Cependant, alors que la société Samjo n'a pas réglé un seul loyer depuis février 2020, ses demandes tendant à se voir accorder un délai pour payer les sommes qui pourraient être mises à sa charge et à voir suspendre les effets de la clause résolutoire seront rejetées.

Son expulsion sera dès lors autorisée selon les modalités prévues au dispositif.

Sur les demandes au titre de la clause pénale et de voir juger que le dépôt de garantie restera acquis au bailleur

Ces demandes excèdent les pouvoirs du juge des référés qui peut seulement allouer une provision.

L'ordonnance entreprise qui dit n'y avoir lieu à référé sur l'ensemble des demandes sera confirmée sur ce point par substitution de motifs.

Sur les demandes accessoires

Compte tenu du sens de la présente décision, les dispositions de l'ordonnance entreprise relatives aux dépens et aux frais irrépétibles seront infirmées.

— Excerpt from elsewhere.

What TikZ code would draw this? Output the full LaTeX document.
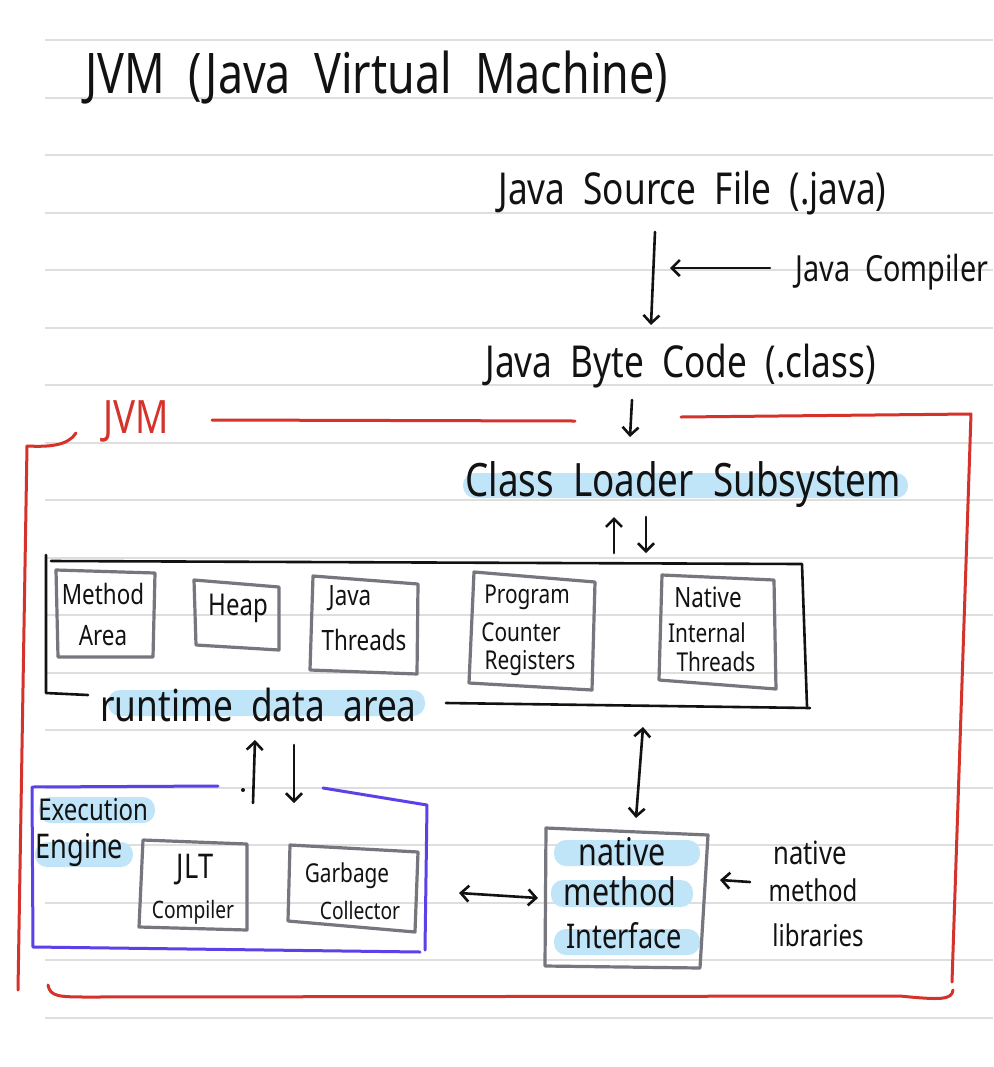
\documentclass[tikz,border=0pt]{standalone}
\usepackage{fontspec}
\setmainfont{Noto Sans}[FakeStretch=0.8, WordSpace=2]
\usetikzlibrary{arrows.meta}

\definecolor{pen}{RGB}{18,18,18}
\definecolor{ruling}{RGB}{222,222,222}
\definecolor{jvmred}{RGB}{212,50,42}
\definecolor{engblue}{RGB}{90,66,232}
\definecolor{boxgray}{RGB}{118,118,126}
\definecolor{marker}{RGB}{192,229,248}

\tikzset{
  ink/.style={draw=pen, line width=1.3pt, line cap=round, line join=round},
  arr/.style={ink, -{Straight Barb[length=4pt,width=8pt]}},
  darr/.style={ink, {Straight Barb[length=4pt,width=8pt]}-{Straight Barb[length=4pt,width=8pt]}},
  gbox/.style={draw=boxgray, line width=1.6pt, line cap=round, line join=round},
  redpen/.style={draw=jvmred, line width=1.5pt, line cap=round, line join=round},
  bluepen/.style={draw=engblue, line width=1.5pt, line cap=round, line join=round},
  hl/.style={fill=marker, rounded corners=6pt},
  hand/.style={inner sep=0pt, text=pen, font=\fontsize{#1}{#1}\selectfont},
}

\begin{document}
\begin{tikzpicture}[x=0.5pt,y=-0.5pt]
\useasboundingbox (0,0) rectangle (993,1067);
\fill[white] (0,0) rectangle (993,1067);

% ruled paper
\foreach \k in {0,...,17}
  \draw[ruling, line width=1pt] (45,40+57.5*\k) -- (993,40+57.5*\k);

% marker highlights
\fill[hl] (463,473) rectangle (908,498);
\fill[hl] (108,690) rectangle (425,716);
\fill[hl] (39,797) rectangle (155,823);
\fill[hl] (35,842) rectangle (133,867);
\fill[hl] (554,840) rectangle (700,866);
\fill[hl] (551,880) rectangle (693,907);
\fill[hl] (554,929) rectangle (700,955);

% texts
\node[hand=28, anchor=west] (title) at (85,78) {JVM (Java Virtual Machine)};
\node[hand=22, anchor=west] (src) at (498,193) {Java Source File (.java)};
\node[hand=18, anchor=west] (javac) at (795,272) {Java Compiler};
\node[hand=22, anchor=west] (bytecode) at (485,366) {Java Byte Code (.class)};
\node[hand=23, anchor=west, text=jvmred] (jvm) at (103,421) {JVM};
\node[hand=23, anchor=west] (loader) at (465,485) {Class Loader Subsystem};
\node[hand=22, anchor=west] (rda) at (100,705) {runtime data area};

\node[hand=14] (method) at (103,594) {Method};
\node[hand=14] (area) at (103,636) {Area};
\node[hand=15] (heap) at (238,608) {Heap};
\node[hand=14] (java) at (350,598) {Java};
\node[hand=14] (jthreads) at (364,640) {Threads};
\node[hand=13] (program) at (527,597) {Program};
\node[hand=13] (counter) at (521,632) {Counter};
\node[hand=13] (registers) at (530,663) {Registers};
\node[hand=14] (native1) at (708,597) {Native};
\node[hand=13] (internal) at (707,633) {Internal};
\node[hand=13] (nthreads) at (716,662) {Threads};

\node[hand=15, anchor=west] (execution) at (38,810) {Execution};
\node[hand=17, anchor=west] (engine) at (35,850) {Engine};
\node[hand=17] (jlt) at (195,870) {JLT};
\node[hand=12] (jitcomp) at (193,912) {Compiler};
\node[hand=13] (garbage) at (347,876) {Garbage};
\node[hand=12] (collector) at (360,910) {Collector};

\node[hand=19] (nmi1) at (622,852) {native};
\node[hand=19] (nmi2) at (620,891) {method};
\node[hand=17] (nmi3) at (624,936) {Interface};
\node[hand=16] (lib1) at (810,853) {native};
\node[hand=15] (lib2) at (813,890) {method};
\node[hand=15] (lib3) at (818,935) {libraries};

% JVM frame
\draw[redpen] (212,420) -- (575,421);
\draw[redpen] (681,417) -- (971,414) -- (952,982);
\draw[redpen] (76,433) .. controls (68,446) and (48,447) .. (27,446) -- (18,990);
\draw[redpen] (48,985) .. controls (50,997) and (60,997) .. (90,997) -- (900,996) .. controls (940,1000) and (952,1000) .. (953,990);

% runtime data area frame
\draw[ink] (51,561) -- (802,564) -- (807,706);
\draw[ink] (46,555) -- (46,693) -- (88,695);
\draw[ink] (446,703) -- (810,708);
\draw[gbox] (56,570) -- (155,573) -- (153,657) -- (58,657) -- cycle;
\draw[gbox] (194,580) -- (279,587) -- (279,650) -- (196,645) -- cycle;
\draw[gbox] (313,576) -- (418,584) -- (417,674) -- (310,670) -- cycle;
\draw[gbox] (474,572) -- (595,582) -- (592,690) -- (469,683) -- cycle;
\draw[gbox] (662,575) -- (774,580) -- (776,689) -- (659,680) -- cycle;

% execution engine frame
\draw[bluepen] (218,786) -- (32,787) -- (33,947) -- (420,952);
\draw[bluepen] (323,788) -- (427,805) -- (425,950);
\draw[gbox] (143,840) -- (247,844) -- (247,930) -- (139,927) -- cycle;
\draw[gbox] (290,845) -- (418,852) -- (415,932) -- (288,921) -- cycle;

% native method interface frame
\draw[gbox] (546,828) -- (708,835) -- (700,968) -- (545,966) -- cycle;

% connectors
\coordinate (srcout) at (655,232);
\coordinate (bcin) at (651,325);
\coordinate (javacout) at (770,268);
\coordinate (javacin) at (670,268);
\coordinate (bcout) at (632,400);
\coordinate (loaderin) at (630,437);
\coordinate (upfrom) at (614,553);
\coordinate (upto) at (614,517);
\coordinate (downfrom) at (646,517);
\coordinate (downto) at (646,553);
\coordinate (eup1) at (253,803);
\coordinate (eup2) at (255,740);
\coordinate (edown1) at (294,745);
\coordinate (edown2) at (294,803);
\coordinate (rdanmi) at (643,727);
\coordinate (nmitop) at (636,818);
\coordinate (engright) at (459,893);
\coordinate (nmileft) at (538,898);
\coordinate (libout) at (750,882);
\coordinate (nmiright) at (720,880);

\draw[arr] (srcout) -- (bcin);
\draw[arr] (javacout) -- (javacin);
\draw[arr] (bcout) -- (loaderin);
\draw[arr] (upfrom) -- (upto);
\draw[arr] (downfrom) -- (downto);
\draw[arr] (eup1) -- (eup2);
\draw[arr] (edown1) -- (edown2);
\fill[pen] (243,790) circle (1pt);
\draw[darr] (rdanmi) -- (nmitop);
\draw[darr] (engright) -- (nmileft);
\draw[arr] (libout) -- (nmiright);
\end{tikzpicture}
\end{document}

La société Samjo sera condamnée aux dépens de la première instance comme de l'appel ainsi qu'au paiement de la somme de 2 000 euros sur le fondement de l'article 700 du code de procédure civile.

PAR CES MOTIFS

Infirme l'ordonnance entreprise dans les limites de l'appel sauf en ce qu'elle dit n'y avoir lieu à référé sur les demandes de voir juger que le dépôt de garantie restera acquis au bailleur et au titre de la clause pénale ;

Statuant à nouveau et y ajoutant,

Constate l'acquisition de la clause résolutoire insérée au bail au 30 septembre 2022 à minuit ;

Condamne la société Samjo à verser à la société Carmila France une provision de 462 019,16 euros au titre des loyers et charges suivant décompte arrêté au 30 septembre 2023 avec intérêts au taux légal à compter du commandement de payer du 31 août 2022 sur la somme de 334 686,99 euros et du présent arrêt pour le surplus ;

Rejette la demande de délais suspendant les effets de la clause résolutoire ;

Autorise la société Carmila France à faire procéder à l'expulsion de la société Samjo des locaux qu'elle occupe, ainsi que de tous occupants de son chef, avec le concours de la force publique, en cas de besoin ;

Dit que la société Samjo devra verser à la société Carmila France une indemnité d'occupation d'un montant mensuel égal au montant du loyer, augmenté des charges, qui aurait été dû si le bail s'était poursuivi ;

Dit que le sort des meubles et autres objets garnissant les lieux sera réglé selon les dispositions des articles L.433- I et suivants et R.433-1 et suivants du code des procédures civiles d'exécution ;

Condamne la société Samjo à payer à la société Carmila France la somme de 2 000 euros au titre de l'article 700 du code de procédure civile ;

Condamne la société Samjo aux dépens de la première instance et de l'appel.